The Democratic Party’s attempts to use former President Roh Moo-Hyun’s demise for political purposes has cast a dark shadow over state affairs.

The Democratic Party has blocked the opening of the June National Assembly and is planning a large-scale rally with progressive political parties and civic organizations on the anniversary of the June 1987 demonstration and the anniversary of the June 15 Joint Declaration of South Korea and North Korea.

These moves go against the essence of the former president’s death and they are not the right way to resolve social conflict.

On April 7, when former President Roh admitted that his wife had accepted an illegal donation, Democratic Party Spokesman Noh Young-min said the party had agreed that people on the Park Yeon-cha list who are suspected of involvement in the bribery scandal must be investigated without exception, whether they belong to the ruling or opposition parties.

The party has officially said that the prosecutors’ probe into the Park scandal, including the investigation into the former president, was fair and necessary. But after seeing how the nation mourned its deceased former leader, the opposition party has changed its tune and is calling the prosecutors’ work nothing more than political revenge.

Although the investigation was fair, it is true that the process was harsh. Even the chief prosecutor has admitted as much.

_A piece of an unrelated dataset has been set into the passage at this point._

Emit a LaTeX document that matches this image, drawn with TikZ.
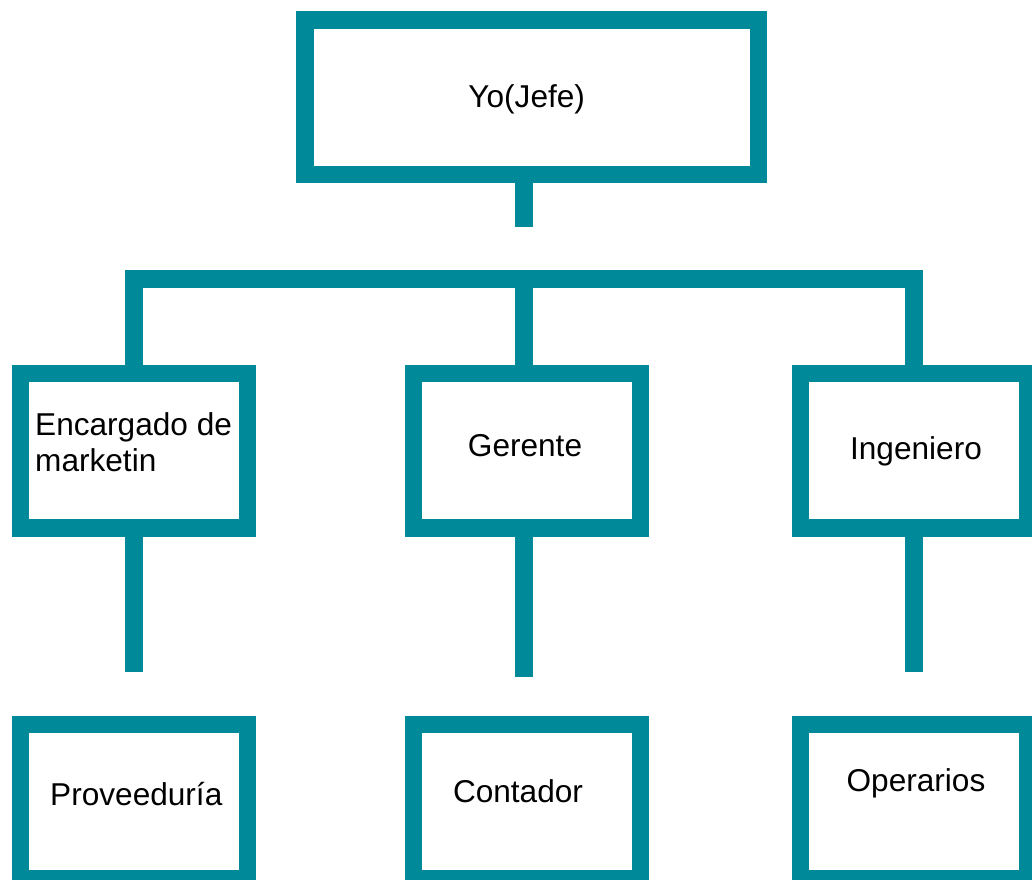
\documentclass[tikz,border=0pt]{standalone}
\usepackage{fontspec}
\setmainfont{Liberation Sans}
\definecolor{orgteal}{RGB}{0,138,153}
\begin{document}
\begin{tikzpicture}[x=1pt,y=-1pt,
  box/.style={draw=orgteal, line width=17.5pt, rectangle, inner sep=0pt,
    minimum width=226.75pt, minimum height=154.5pt, fill=white},
  conn/.style={draw=orgteal, line width=17.5pt, line cap=butt, line join=miter},
  lbl/.style={font=\fontsize{31.6}{36.7}\selectfont, anchor=base, inner sep=0pt, text=black}]
\useasboundingbox (0,0) rectangle (1032,879);
% boxes
\node[box, minimum width=453.5pt] (jefe) at (531.5,97) {};
\node[box] (mkt)  at (133.9,450.5) {};
\node[box] (ger)  at (527.1,450.5) {};
\node[box] (ing)  at (914,450.5) {};
\node[box] (prov) at (133.9,801.6) {};
\node[box] (cont) at (527.1,801.6) {};
\node[box] (oper) at (914,801.6) {};
% connector coordinates
\coordinate (c0) at (524,227);
\coordinate (barL) at (133.9,279);
\coordinate (barM) at (524,279);
\coordinate (barR) at (914,279);
\coordinate (s1) at (133.9,671.7);
\coordinate (s2) at (524,677.3);
\coordinate (s3) at (914,671.7);
% connectors
\draw[conn] (jefe.south -| c0) -- (c0);
\draw[conn] (mkt.north) -- (barL) -- (barR) -- (ing.north);
\draw[conn] (barM) -- (ger.north -| barM);
\draw[conn] (mkt.south) -- (s1);
\draw[conn] (ger.south -| s2) -- (s2);
\draw[conn] (ing.south) -- (s3);
% labels
\node[lbl] (tjefe) at (526.7,107) {Yo(Jefe)};
\node[lbl, anchor=base west, align=left] (tmkt) at (35,471.7) {Encargado de\\marketin};
\node[lbl] (tger) at (525,456.7) {Gerente};
\node[lbl] (ting) at (916,459) {Ingeniero};
\node[lbl] (tprov) at (136.3,805.7) {Proveeduría};
\node[lbl] (tcont) at (518,802.7) {Contador};
\node[lbl] (toper) at (916,791.7) {Operarios};
\end{tikzpicture}
\end{document}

The Democratic Party has suggested three major reform tasks for the prosecutors’ office: creating a department that deals with corruption in the civil service, abolishing the Central Investigation Department in the Supreme Public Prosecutors’ office, and punishing officials who leak details of cases before the person under investigation has been indicted.

But these issues are something to be handled in the National Assembly, not to be shouted out in Seoul City Plaza.

Only six days before the former president took his life, the Democratic Party presented a new plan and said it would abandon the paradigm of leftist or rightist ideology and instead seek a third way. But the party is now intoxicated by the people’s grief over Roh’s death and going back to its old practices of political instigation and fights over ideologies.

Recent elections prove that these old practices are a failure, but some surveys indicate the Democratic Party is enjoying higher approval ratings than the Grand National Party thanks to the “Roh Moo-hyun effect.”

But if the party is busy only with empty political fights instead of presenting practical alternatives, the effect will not last for long.